Recipe by dancingchef
This is a recipe my mom often made for us and I've added some extra's to it. It is so convenient to have ingredients chopped ahead of time and throw everything together when ready to cook.
Top Review by Cookin'UpNorth
I was looking for freezer meals for a food shower and decided to try this. I figured while making a meal for someone else, I'd make one for my family too. Holy smokes, does this made a ton of food. One batch made two 1.5 L casserole dishes. So when I doubled it, I got four casseroles. We ate one right out of the oven and will freeze the other three!! I used Sargentos new cheddar, tomato, jalepeno blend for the cheese to give it a little kick. Yum.
- 450 g rotini pasta
- 1 cup broccoli, chopped
- 1 (796 ml) can diced tomatoes (do not drain!)

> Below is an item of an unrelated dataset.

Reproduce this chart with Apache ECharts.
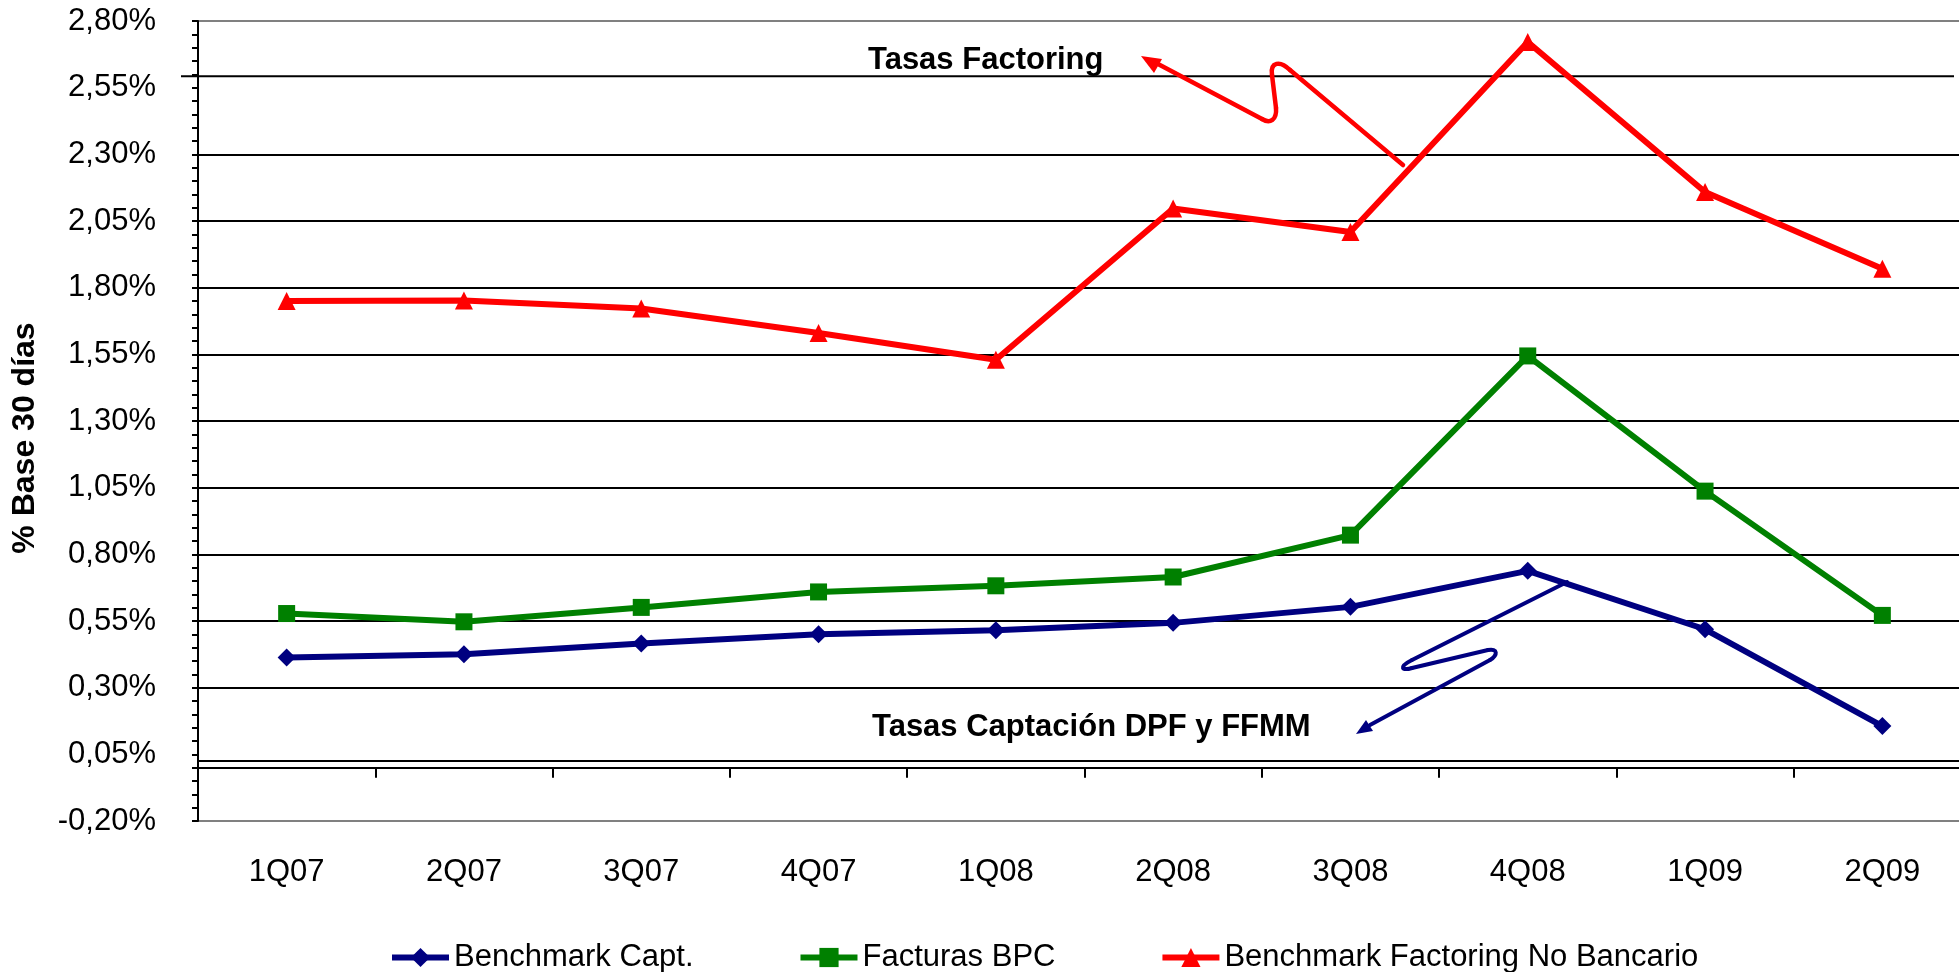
<!DOCTYPE html>
<html>
<head>
<meta charset="utf-8">
<script src="https://cdn.jsdelivr.net/npm/echarts@6/dist/echarts.min.js"></script>
<style>
html,body{margin:0;padding:0;background:#fff;}
#c{width:1959px;height:972px;}
</style>
</head>
<body>
<div id="c"></div>
<script>
const categories = ['1Q07','2Q07','3Q07','4Q07','1Q08','2Q08','3Q08','4Q08','1Q09','2Q09'];
const benchmarkCapt = [0.413, 0.425, 0.466, 0.500, 0.515, 0.543, 0.603, 0.738, 0.519, 0.156];
const facturasBPC = [0.578, 0.547, 0.601, 0.659, 0.682, 0.715, 0.872, 1.544, 1.037, 0.571];
const benchmarkFactoring = [1.750, 1.752, 1.722, 1.630, 1.530, 2.097, 2.009, 2.721, 2.159, 1.871];
const seriesNames = ['Benchmark Capt.', 'Facturas BPC', 'Benchmark Factoring No Bancario'];
const yMin = -0.20, yMax = 2.80, yStep = 0.25;
const noteTop = 'Tasas Factoring';
const noteBottom = 'Tasas Captación DPF y FFMM';
const yTitle = '% Base 30 días';

const FONT = '"Liberation Sans", Arial, sans-serif';
const chart = echarts.init(document.getElementById('c'), null, {renderer:'canvas'});

const gridColors = ['#808080','rgba(0,0,0,0)','#000','#000','#000','#000','#000','#000','#000','#000','#000','rgba(0,0,0,0)','#808080'];

chart.setOption({
  animation:false,
  backgroundColor:'#fff',
  grid:{left:198, top:21, width:1773, height:800, containLabel:false, outerBoundsMode:'none'},
  legend:{
    data:seriesNames, left:384, top:937, itemWidth:57, itemHeight:24, itemGap:104,
    lineStyle:{width:6},
    textStyle:{fontFamily:FONT, fontSize:31, color:'#000'}
  },
  xAxis:{
    type:'category', data:categories, boundaryGap:true,
    axisLine:{onZero:true, lineStyle:{color:'#000', width:2}},
    axisTick:{show:true, length:10, lineStyle:{color:'#000', width:2}},
    axisLabel:{margin:36, fontFamily:FONT, fontSize:31, color:'#000'},
    splitLine:{show:false}
  },
  yAxis:{
    type:'value', min:yMin, max:yMax, interval:yStep,
    axisLine:{show:true, onZero:false, lineStyle:{color:'#000', width:2}},
    axisTick:{show:true, length:6, lineStyle:{color:'#000', width:2}},
    minorTick:{show:true, splitNumber:5, length:6, lineStyle:{color:'#000', width:2}},
    axisLabel:{margin:42, fontFamily:FONT, fontSize:31, color:'#000', padding:[14,0,0,0],
      formatter:v => (Math.round(v*100)/100).toFixed(2).replace('.', ',') + '%'},
    splitLine:{show:true, lineStyle:{color:gridColors, width:2}}
  },
  series:[
    {name:seriesNames[0], type:'line', data:benchmarkCapt, symbol:'diamond', symbolSize:18,
     lineStyle:{color:'#000080', width:6}, itemStyle:{color:'#000080'}, z:3},
    {name:seriesNames[1], type:'line', data:facturasBPC, symbol:'rect', symbolSize:17,
     lineStyle:{color:'#008000', width:6}, itemStyle:{color:'#008000'}, z:3},
    {name:seriesNames[2], type:'line', data:benchmarkFactoring, symbol:'triangle', symbolSize:18,
     lineStyle:{color:'#FF0000', width:6}, itemStyle:{color:'#FF0000'}, z:3}
  ]
});

// decorative annotation shapes (hand-drawn arrows in the original)
const yLineTop = chart.convertToPixel({yAxisIndex:0}, 2.593);
const yLineLow = chart.convertToPixel({yAxisIndex:0}, 0.025);
const red = {stroke:'#FF0000', lineWidth:4.5, fill:null, lineCap:'round'};
const blue = {stroke:'#000080', lineWidth:4, fill:null, lineCap:'round'};
function seg(x1,y1,x2,y2,st){return {type:'line', shape:{x1,y1,x2,y2}, style:st, z:10};}
function bez(x1,y1,c1x,c1y,c2x,c2y,x2,y2,st){return {type:'bezierCurve', shape:{x1,y1,cpx1:c1x,cpy1:c1y,cpx2:c2x,cpy2:c2y,x2,y2}, style:st, z:10};}
chart.setOption({
  graphic:[
    {type:'line', shape:{x1:181, y1:yLineTop, x2:1954, y2:yLineTop}, style:{stroke:'#000', lineWidth:2}, z:1},
    {type:'line', shape:{x1:198, y1:yLineLow, x2:1959, y2:yLineLow}, style:{stroke:'#000', lineWidth:2}, z:1},
    {type:'text', x:25, y:438, rotation:Math.PI/2,
     style:{text:yTitle, font:'bold 32px '+FONT, fill:'#000', align:'center', verticalAlign:'middle'}, z:10},
    {type:'text', x:868, y:60, style:{text:noteTop, font:'bold 31px '+FONT, fill:'#000', verticalAlign:'middle'}, z:10},
    {type:'text', x:872, y:727, style:{text:noteBottom, font:'bold 31px '+FONT, fill:'#000', verticalAlign:'middle'}, z:10},
    seg(1403,165,1290,70,red),
    bez(1290,70,1280,60,1270,62,1272,75,red),
    seg(1272,75,1276,108,red),
    bez(1276,108,1277,120,1270,124,1262,119,red),
    seg(1262,119,1158,64,red),
    {type:'polygon', shape:{points:[[1141,56],[1162,59],[1154,73]]}, style:{fill:'#FF0000'}, z:10},
    seg(1567,582,1412,660,blue),
    bez(1412,660,1398,667,1402,671,1412,668,blue),
    seg(1412,668,1488,650,blue),
    bez(1488,650,1498,648,1498,655,1490,660,blue),
    seg(1490,660,1370,725,blue),
    {type:'polygon', shape:{points:[[1356,734],[1373,731],[1366,720]]}, style:{fill:'#000080'}, z:10}
  ]
});
</script>
</body>
</html>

- 1 1⁄2 cups grated sharp cheddar cheese
- 5 cooked Italian sausages, sliced (mild - hot depending on preference)
- 1 cup mushroom, cut into quarters
- 1 clove garlic
- 1⁄2 cup sliced white onion (I prefer sweet/vidalia)
- 1⁄4 cup milk
- 3⁄4 teaspoon salt
- 1⁄2 teaspoon pepper
- 1 1⁄2 cups sharp cheddar cheese
- 1 tablespoon butter or 1 tablespoon margarine
- 1⁄2 cup soda cracker
- 1⁄4 cup parmesan cheese
Directions See How It's Made
- Cook pasta according to package directions, add broccoli to water for last 3 minutes.
- Drain and set aside.
- Toss the next 9 ingredients into the pasta mixture.
- Also add 1 cup of the cheese to mixture and toss well.
- Pour into a casserole dish greased with butter.
- Top the casserole off by sprinkling rest of the cheese, soda crackers and parmesan cheese.
- Bake in oven covered for 50 minutes, then bake an additional 10 minutes uncovered.
- The leftovers freeze well.
- We freeze individual containers to take to work for lunch and pop them in the microwave.